**The task:**
Reproduce the lines below exactly, from the one containing "Clone this diagram in TikZ." through the one containing "(0,0) rectangle (1199,752);", both included. Leave out any pictures.

**Records to use:**
--- start ---

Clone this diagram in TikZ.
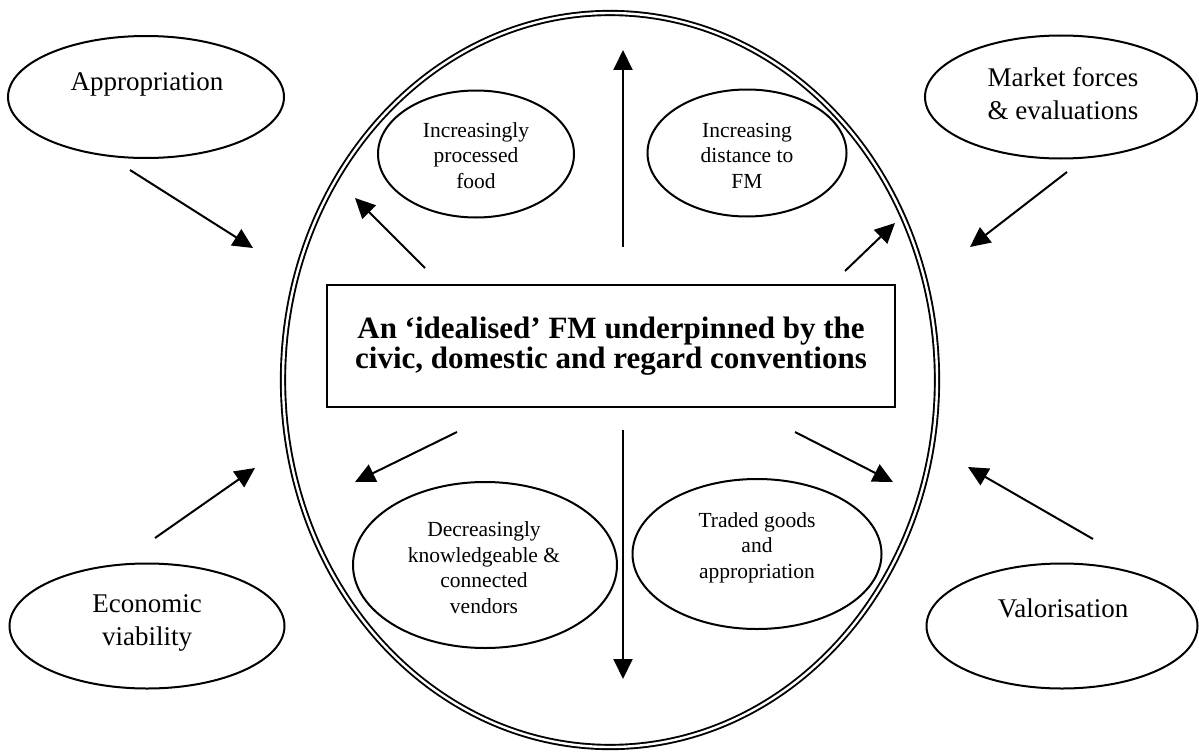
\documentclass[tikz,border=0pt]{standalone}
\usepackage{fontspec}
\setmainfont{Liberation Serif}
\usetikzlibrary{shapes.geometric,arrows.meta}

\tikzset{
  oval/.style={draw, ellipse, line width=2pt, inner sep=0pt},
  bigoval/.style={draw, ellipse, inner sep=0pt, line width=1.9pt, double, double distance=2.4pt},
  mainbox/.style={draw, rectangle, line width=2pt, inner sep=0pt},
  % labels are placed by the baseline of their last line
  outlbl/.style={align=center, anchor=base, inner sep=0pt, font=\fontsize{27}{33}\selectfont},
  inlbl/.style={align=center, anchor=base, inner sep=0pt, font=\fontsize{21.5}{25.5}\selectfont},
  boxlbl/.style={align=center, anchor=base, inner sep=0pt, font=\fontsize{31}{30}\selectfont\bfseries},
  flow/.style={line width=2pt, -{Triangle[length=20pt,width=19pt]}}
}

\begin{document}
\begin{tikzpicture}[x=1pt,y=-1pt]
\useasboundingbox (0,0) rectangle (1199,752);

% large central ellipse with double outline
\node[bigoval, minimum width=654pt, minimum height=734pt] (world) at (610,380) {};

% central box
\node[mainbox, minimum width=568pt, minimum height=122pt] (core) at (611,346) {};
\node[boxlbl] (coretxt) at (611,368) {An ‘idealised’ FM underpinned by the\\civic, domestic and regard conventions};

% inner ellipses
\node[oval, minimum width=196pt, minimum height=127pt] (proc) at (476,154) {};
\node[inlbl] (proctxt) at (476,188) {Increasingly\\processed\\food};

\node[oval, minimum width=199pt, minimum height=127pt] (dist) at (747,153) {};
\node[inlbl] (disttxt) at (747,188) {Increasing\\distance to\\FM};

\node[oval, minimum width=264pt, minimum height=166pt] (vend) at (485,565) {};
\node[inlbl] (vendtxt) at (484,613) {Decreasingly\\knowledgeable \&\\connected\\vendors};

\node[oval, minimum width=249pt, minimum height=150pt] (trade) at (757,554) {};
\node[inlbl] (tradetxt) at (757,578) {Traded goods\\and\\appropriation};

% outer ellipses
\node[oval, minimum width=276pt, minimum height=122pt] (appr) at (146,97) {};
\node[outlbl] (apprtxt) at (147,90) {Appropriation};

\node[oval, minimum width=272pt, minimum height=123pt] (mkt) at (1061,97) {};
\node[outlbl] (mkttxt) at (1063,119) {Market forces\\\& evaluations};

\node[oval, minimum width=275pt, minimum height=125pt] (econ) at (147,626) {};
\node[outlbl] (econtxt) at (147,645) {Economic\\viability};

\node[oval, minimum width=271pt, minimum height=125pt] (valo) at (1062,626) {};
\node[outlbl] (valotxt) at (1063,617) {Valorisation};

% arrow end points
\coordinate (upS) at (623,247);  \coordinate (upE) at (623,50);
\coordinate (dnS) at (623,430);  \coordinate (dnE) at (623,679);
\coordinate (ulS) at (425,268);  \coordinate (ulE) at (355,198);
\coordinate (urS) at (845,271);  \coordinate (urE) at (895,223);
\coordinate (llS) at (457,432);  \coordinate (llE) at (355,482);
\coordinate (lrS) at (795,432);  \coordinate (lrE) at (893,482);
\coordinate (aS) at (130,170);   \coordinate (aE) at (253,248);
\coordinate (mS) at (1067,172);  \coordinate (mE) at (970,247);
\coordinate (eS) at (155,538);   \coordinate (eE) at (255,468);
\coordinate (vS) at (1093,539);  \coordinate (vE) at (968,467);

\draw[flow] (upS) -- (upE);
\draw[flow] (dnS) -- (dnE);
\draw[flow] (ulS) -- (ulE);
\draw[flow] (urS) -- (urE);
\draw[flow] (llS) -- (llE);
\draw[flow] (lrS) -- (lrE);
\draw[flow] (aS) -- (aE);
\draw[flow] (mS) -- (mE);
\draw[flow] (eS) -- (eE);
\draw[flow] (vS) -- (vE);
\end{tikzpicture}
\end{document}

--- end ---
--- start ---

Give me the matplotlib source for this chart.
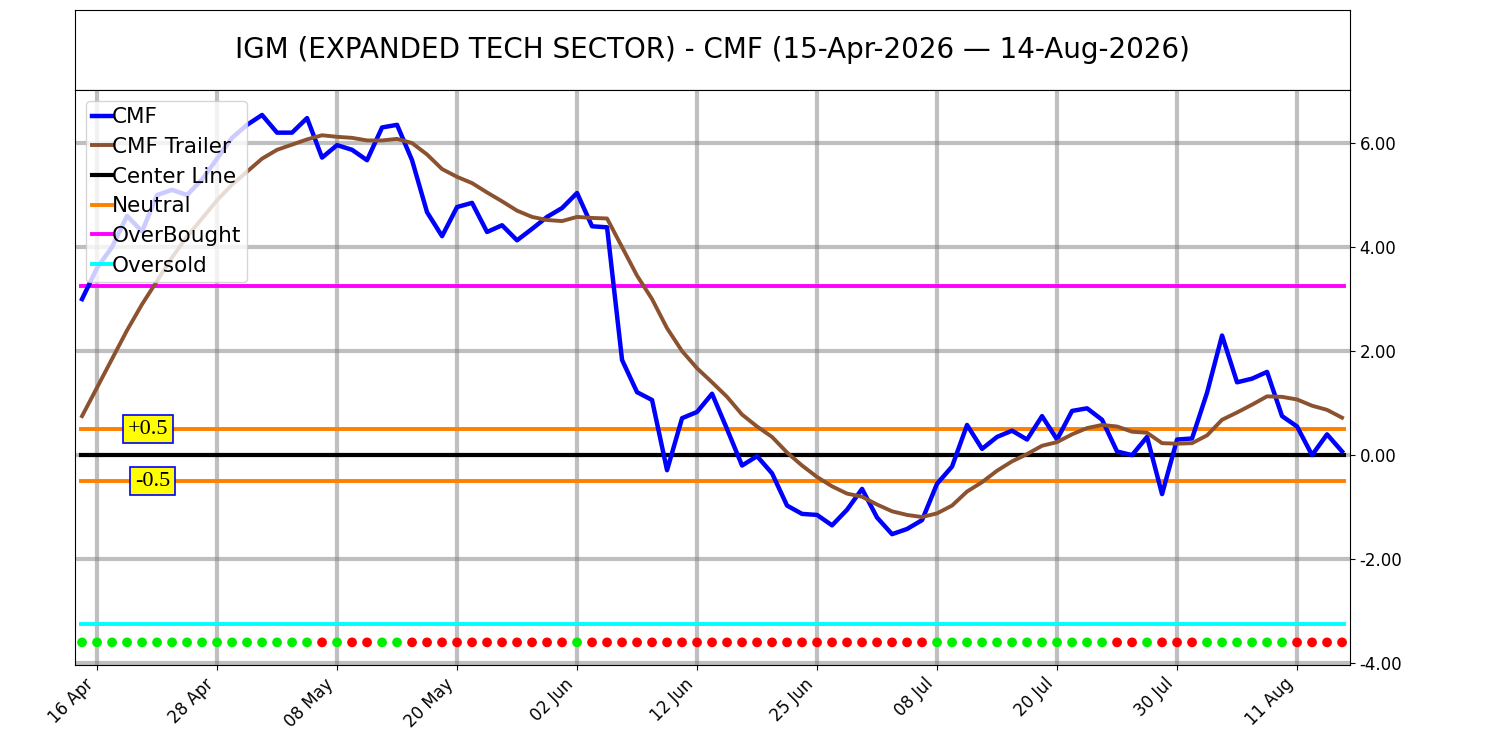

--- end ---

**Answer to this exercise:**
Clone this diagram in TikZ.
\documentclass[tikz,border=0pt]{standalone}
\usepackage{fontspec}
\setmainfont{Liberation Serif}
\usetikzlibrary{shapes.geometric,arrows.meta}

\tikzset{
  oval/.style={draw, ellipse, line width=2pt, inner sep=0pt},
  bigoval/.style={draw, ellipse, inner sep=0pt, line width=1.9pt, double, double distance=2.4pt},
  mainbox/.style={draw, rectangle, line width=2pt, inner sep=0pt},
  % labels are placed by the baseline of their last line
  outlbl/.style={align=center, anchor=base, inner sep=0pt, font=\fontsize{27}{33}\selectfont},
  inlbl/.style={align=center, anchor=base, inner sep=0pt, font=\fontsize{21.5}{25.5}\selectfont},
  boxlbl/.style={align=center, anchor=base, inner sep=0pt, font=\fontsize{31}{30}\selectfont\bfseries},
  flow/.style={line width=2pt, -{Triangle[length=20pt,width=19pt]}}
}

\begin{document}
\begin{tikzpicture}[x=1pt,y=-1pt]
\useasboundingbox (0,0) rectangle (1199,752);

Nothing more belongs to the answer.